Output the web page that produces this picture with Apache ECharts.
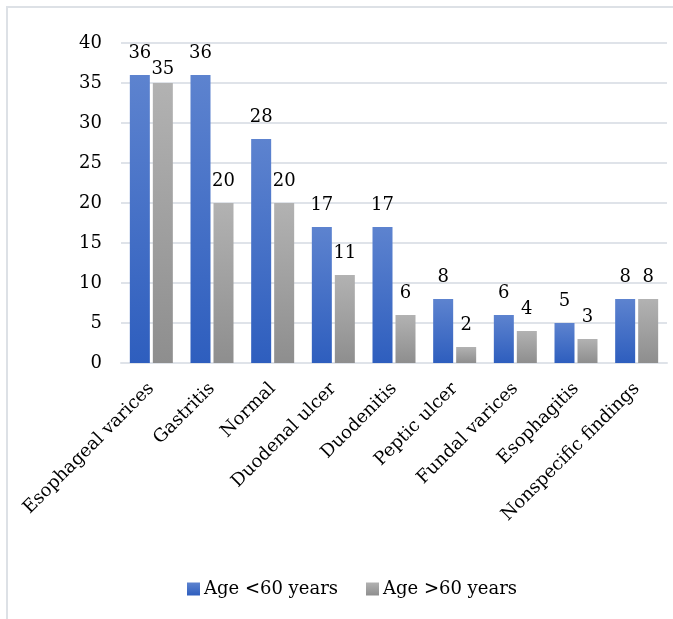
<!DOCTYPE html>
<html>
<head>
<meta charset="utf-8">
<script src="https://cdn.jsdelivr.net/npm/echarts@6/dist/echarts.min.js"></script>
<style>
  html, body { margin: 0; padding: 0; background: #fff; }
  #chart { width: 673px; height: 619px; }
</style>
</head>
<body>
<div id="chart"></div>
<script>
  // values
  const categories = [
    "Esophageal varices", "Gastritis", "Normal", "Duodenal ulcer", "Duodenitis",
    "Peptic ulcer", "Fundal varices", "Esophagitis", "Nonspecific findings"
  ];
  const under60 = [36, 36, 28, 17, 17, 8, 6, 5, 8];
  const over60 = [35, 20, 20, 11, 6, 2, 4, 3, 8];
  const seriesNames = ["Age <60 years", "Age >60 years"];
  const yTicks = { min: 0, max: 40, interval: 5 };

  const font = "DejaVu Serif";
  const gridColor = "#dfe3e9";

  const grad = (top, bottom) => ({
    type: "linear", x: 0, y: 0, x2: 0, y2: 1,
    colorStops: [{ offset: 0, color: top }, { offset: 1, color: bottom }]
  });
  const blue = grad("#5d83cf", "#2e5ebe");
  const gray = grad("#b2b2b2", "#8e8e8e");

  const labelStyle = {
    show: true,
    position: "top",
    distance: 13,
    color: "#000",
    fontFamily: font,
    fontSize: 18
  };

  // the first grey label sits lower in the original so it doesn't hit the "36"
  const over60Data = over60.map((v, i) =>
    i === 0 ? { value: v, label: { distance: 5 } } : v
  );

  const chart = echarts.init(document.getElementById("chart"));
  chart.setOption({
    animation: false,
    backgroundColor: "#fff",
    textStyle: { fontFamily: font },
    graphic: [
      {
        type: "polyline",
        shape: { points: [[7, 619], [7, 7], [673, 7]] },
        style: { stroke: "#dde1e6", lineWidth: 2, fill: null }
      }
    ],
    grid: { left: 121, right: 6, top: 43, bottom: 256 },
    legend: {
      left: 182,
      top: 575,
      itemWidth: 13,
      itemHeight: 13,
      itemGap: 28,
      icon: "rect",
      textStyle: { color: "#000", fontFamily: font, fontSize: 18, padding: [0, 0, 0, -1] },
      data: seriesNames
    },
    xAxis: {
      type: "category",
      data: categories,
      axisLine: { lineStyle: { color: gridColor, width: 2 } },
      axisTick: { show: false },
      axisLabel: {
        rotate: 45,
        interval: 0,
        margin: 23,
        color: "#000",
        fontFamily: font,
        fontSize: 18
      }
    },
    yAxis: {
      type: "value",
      min: yTicks.min,
      max: yTicks.max,
      interval: yTicks.interval,
      axisLine: { show: false },
      axisTick: { show: false },
      splitLine: { lineStyle: { color: gridColor, width: 2 } },
      axisLabel: { margin: 19, color: "#000", fontFamily: font, fontSize: 18 }
    },
    series: [
      {
        name: seriesNames[0],
        type: "bar",
        barWidth: 20,
        barGap: "15%",
        itemStyle: { color: blue },
        label: labelStyle,
        data: under60
      },
      {
        name: seriesNames[1],
        type: "bar",
        barWidth: 20,
        barGap: "15%",
        itemStyle: { color: gray },
        label: labelStyle,
        data: over60Data
      }
    ]
  });
</script>
</body>
</html>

★ ★ ★ ★ ★

* Exercise prompt: Pull every line containing "picture" from the material above.

* Solution to this exercise:
Output the web page that produces this picture with Apache ECharts.

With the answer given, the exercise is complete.